Collins recounted how after reading a list of fallen Union soldiers, Whitman headed south to find his brother George in a Union hospital with only a minor wound. Whitman, profoundly upset at seeing heaps of amputated limbs in the army hospital, volunteered as he worked part-time in the paymaster’s office in Washington, D.C.

Leaves of Grass, one of Whitman's major works, was published in 1855 with his own money and then revised several times until his death in 1892. At the time of its publication, it was considered too sexual in nature and caused Whitman to be fired from several positions. His poem on the death of Abraham Lincoln,“O Captain! My Captain!,” was referenced in the 1989 film Dead Poets Society.

Collins read this favorite to Nichols students:


A NOISELESS patient spider,
I mark’d where on a little promontory it stood isolated,
Mark’d how to explore the vacant vast surrounding,
It launch’d forth filament,filament, filament, out of itself.
Ever unreeling them, ever tirelessly speeding them.

And you O my soul where you stand,
Surrounded, detached, in measureless oceans of space,
Ceaselessly musing, venturing, throwing, seeking the spheres to connect them.
Till the bridge you will need be form’d, till the ductile anchor hold,
Till the gossamer thread you fling catch somewhere, O my soul.

Students had this to say about Collin’s presentation on Whitman:

Amber Aubin, Senior
I really liked the poem A NOISELESS PATIENT SPIDER and love going to a cultural event at 1:30 p.m.!

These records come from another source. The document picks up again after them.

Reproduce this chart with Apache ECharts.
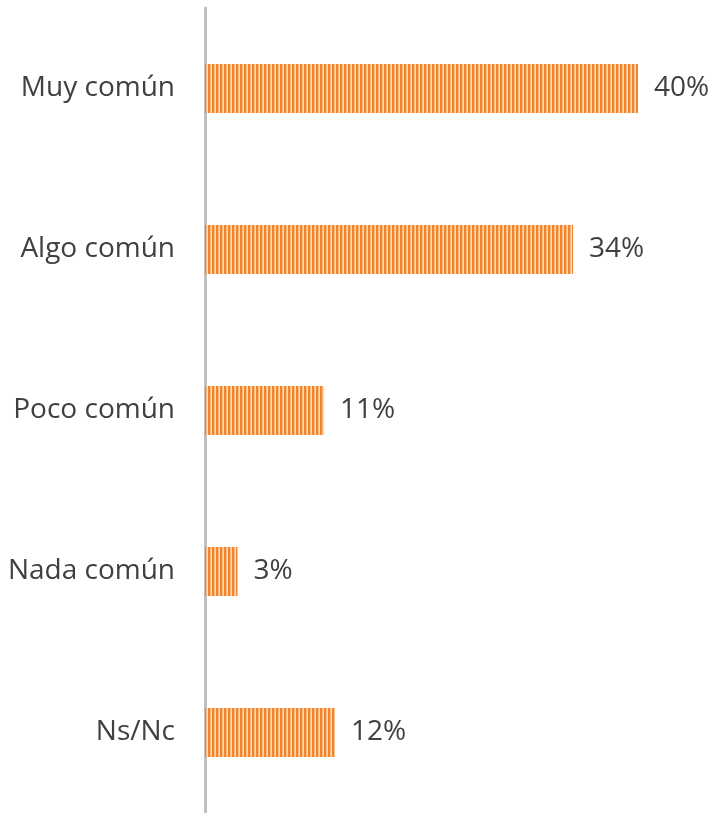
<!DOCTYPE html>
<html>
<head>
<meta charset="utf-8">
<script src="https://cdn.jsdelivr.net/npm/echarts@6/dist/echarts.min.js"></script>
<style>
  html, body { margin: 0; padding: 0; background: #fff; }
  #chart { width: 713px; height: 813px; }
</style>
</head>
<body>
<div id="chart"></div>
<script>
// Categories, top to bottom
const categories = ['Muy común', 'Algo común', 'Poco común', 'Nada común', 'Ns/Nc'];
// Share of responses (%)
const values = [40, 34, 11, 3, 12];

// Vertical-stripe fill for the bars
function stripePattern() {
  const c = document.createElement('canvas');
  c.width = 4; c.height = 4;
  const ctx = c.getContext('2d');
  ctx.fillStyle = '#fcdcc0';
  ctx.fillRect(0, 0, 4, 4);
  ctx.fillStyle = '#f4842c';
  ctx.fillRect(0, 0, 2.4, 4);
  return c;
}

const chart = echarts.init(document.getElementById('chart'), null, { renderer: 'canvas' });
chart.setOption({
  animation: false,
  grid: { left: 205, top: 8, width: 433, height: 809, containLabel: false },
  xAxis: {
    type: 'value', min: 0, max: 40,
    show: false
  },
  yAxis: {
    type: 'category',
    data: categories.slice().reverse(),
    axisLine: { show: true, lineStyle: { color: '#bfbfbf', width: 3 } },
    axisTick: { show: false },
    axisLabel: {
      color: '#404040', fontSize: 28, margin: 30,
      padding: [5, 0, 0, 0],
      fontFamily: '"Open Sans", sans-serif'
    }
  },
  series: [{
    type: 'bar',
    data: values.slice().reverse(),
    barWidth: 49,
    itemStyle: { color: { image: stripePattern(), repeat: 'repeat' } },
    label: {
      show: true, position: 'right', distance: 16,
      padding: [6, 0, 0, 0],
      formatter: p => p.value + '%',
      color: '#404040', fontSize: 28,
      fontFamily: '"Open Sans", sans-serif'
    }
  }]
});
</script>
</body>
</html>
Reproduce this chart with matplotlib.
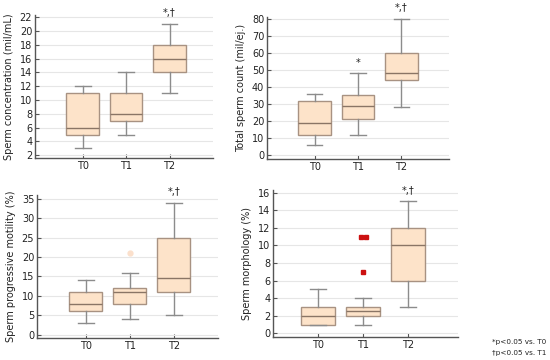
import matplotlib
matplotlib.use("Agg")
import matplotlib.pyplot as plt

# group labels
groups = ["T0", "T1", "T2"]

# box stats: whisker low, q1, median, q3, whisker high
conc_lo = [3, 5, 11]
conc_q1 = [5, 7, 14]
conc_med = [6, 8, 16]
conc_q3 = [11, 11, 18]
conc_hi = [12, 14, 21]

count_lo = [6, 12, 28]
count_q1 = [12, 21, 44]
count_med = [19, 29, 48]
count_q3 = [32, 35, 60]
count_hi = [36, 48, 80]

mot_lo = [3, 4, 5]
mot_q1 = [6, 8, 11]
mot_med = [8, 11, 14.5]
mot_q3 = [11, 12, 25]
mot_hi = [14, 16, 34]
mot_out = [[], [21], []]

morph_lo = [1, 1, 3]
morph_q1 = [1, 2, 6]
morph_med = [2, 2.5, 10]
morph_q3 = [3, 3, 12]
morph_hi = [5, 4, 15]
morph_out = [[], [11, 11, 7], []]

# significance marks above each group
conc_marks = ["", "", "*,\u2020"]
count_marks = ["", "*", "*,\u2020"]
mot_marks = ["", "", "*,\u2020"]
morph_marks = ["", "", "*,\u2020"]

FACE = "#FDE3C9"
EDGE = "#A89282"
WHISK = "#8C8C8C"


def make_stats(lo, q1, med, q3, hi, out=None):
    stats = []
    for i in range(len(groups)):
        stats.append({"whislo": lo[i], "q1": q1[i], "med": med[i], "q3": q3[i],
                      "whishi": hi[i], "fliers": out[i] if out else [],
                      "label": groups[i]})
    return stats


def draw_panel(ax, stats, marks, ylabel, yticks, ylim, xlim, flier_style):
    ax.bxp(stats, positions=[1, 2, 3], widths=0.75, capwidths=0.36,
           patch_artist=True, showfliers=True,
           boxprops=dict(facecolor=FACE, edgecolor=EDGE, linewidth=1.0),
           medianprops=dict(color="#8A7565", linewidth=1.0),
           whiskerprops=dict(color=WHISK, linewidth=1.0),
           capprops=dict(color=WHISK, linewidth=1.0),
           flierprops=flier_style)
    ax.set_xlim(xlim)
    ax.set_ylim(ylim)
    ax.set_yticks(yticks)
    ax.set_xticks([1, 2, 3])
    ax.set_xticklabels(groups)
    ax.set_ylabel(ylabel, fontsize=7, color="#222222", labelpad=4)
    ax.yaxis.grid(True, color="#E6E6E6", linewidth=0.8)
    ax.set_axisbelow(True)
    for s in ["top", "right"]:
        ax.spines[s].set_visible(False)
    for s in ["left", "bottom"]:
        ax.spines[s].set_color("#555555")
        ax.spines[s].set_linewidth(1.0)
    ax.tick_params(direction="in", length=3, width=0.8, colors="#555555",
                   labelsize=7, labelcolor="#222222", pad=2)
    for i, m in enumerate(marks):
        if m:
            ax.annotate(m, xy=(i + 1, stats[i]["whishi"]), xytext=(0, 4),
                        textcoords="offset points", ha="center", va="bottom",
                        fontsize=7, color="#222222", annotation_clip=False)


fig = plt.figure(figsize=(5.5, 3.6), dpi=100)

ax1 = fig.add_axes([35 / 550, 1 - 158 / 360, 178 / 550, 143 / 360])
ax2 = fig.add_axes([267 / 550, 1 - 159 / 360, 182 / 550, 142 / 360])
ax3 = fig.add_axes([37 / 550, 1 - 338 / 360, 181 / 550, 143 / 360])
ax4 = fig.add_axes([273 / 550, 1 - 337 / 360, 185 / 550, 147 / 360])

pale = dict(marker="o", markersize=3.5, markerfacecolor="#FBE0CC",
            markeredgecolor="#FBE0CC", linestyle="none")
red = dict(marker="s", markersize=3, markerfacecolor="#CC1111",
           markeredgecolor="#CC1111", linestyle="none")

draw_panel(ax1, make_stats(conc_lo, conc_q1, conc_med, conc_q3, conc_hi),
           conc_marks, "Sperm concentration (mil/mL)",
           range(2, 23, 2), (1.6, 22.3), (-0.1, 4.0), pale)
draw_panel(ax2, make_stats(count_lo, count_q1, count_med, count_q3, count_hi),
           count_marks, "Total sperm count (mil/ej.)",
           range(0, 81, 10), (-2.4, 81.2), (-0.1, 4.1), pale)
draw_panel(ax3, make_stats(mot_lo, mot_q1, mot_med, mot_q3, mot_hi, mot_out),
           mot_marks, "Sperm progressive motility (%)",
           range(0, 36, 5), (-0.9, 36.0), (-0.1, 4.0), pale)
draw_panel(ax4, make_stats(morph_lo, morph_q1, morph_med, morph_q3, morph_hi, morph_out),
           morph_marks, "Sperm morphology (%)",
           range(0, 17, 2), (-0.4, 16.3), (0.0, 4.1), red)

# two outliers at the same value sit side by side in the reference
for line in ax4.lines:
    xs = list(line.get_xdata())
    if len(xs) == 3 and line.get_marker() == "s":
        line.set_xdata([xs[0] - 0.06, xs[1] + 0.06, xs[2]])

fig.text(492 / 550, 1 - 342 / 360, "*p<0.05 vs. T0", fontsize=5.2,
         color="#222222", va="center")
fig.text(492 / 550, 1 - 353 / 360, "\u2020p<0.05 vs. T1", fontsize=5.2,
         color="#222222", va="center")

fig.savefig("out.png", dpi=100)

Ashley Harris, First Year, Commuter
Whitman celebrated that fact that he was a common man. The poems read made me examine life from a different viewpoint and appreciate the simple things.

Andrew Haas, First Year
This event was very “mind opening” and it made me look at free verse poetry in a whole new light.

Jarred Mahota, Senior, Commuter
I really enjoyed this cultural and learned a lesson from both the poem MIRACLES and Stephen Collins advice that we should “follow our dreams.”

Skye Oliver, First-Year
“I was surprised that Walt Whitman, born in Long Island in 1819, only achieved an elementary school education.”

Kerry Postale, First Year
I learned that Whitman’s signature poem is “Song of Myself”, but I enjoyed the NOISELESS PATIENT SPIDER the most. This is why I joined the Poetry Club on campus!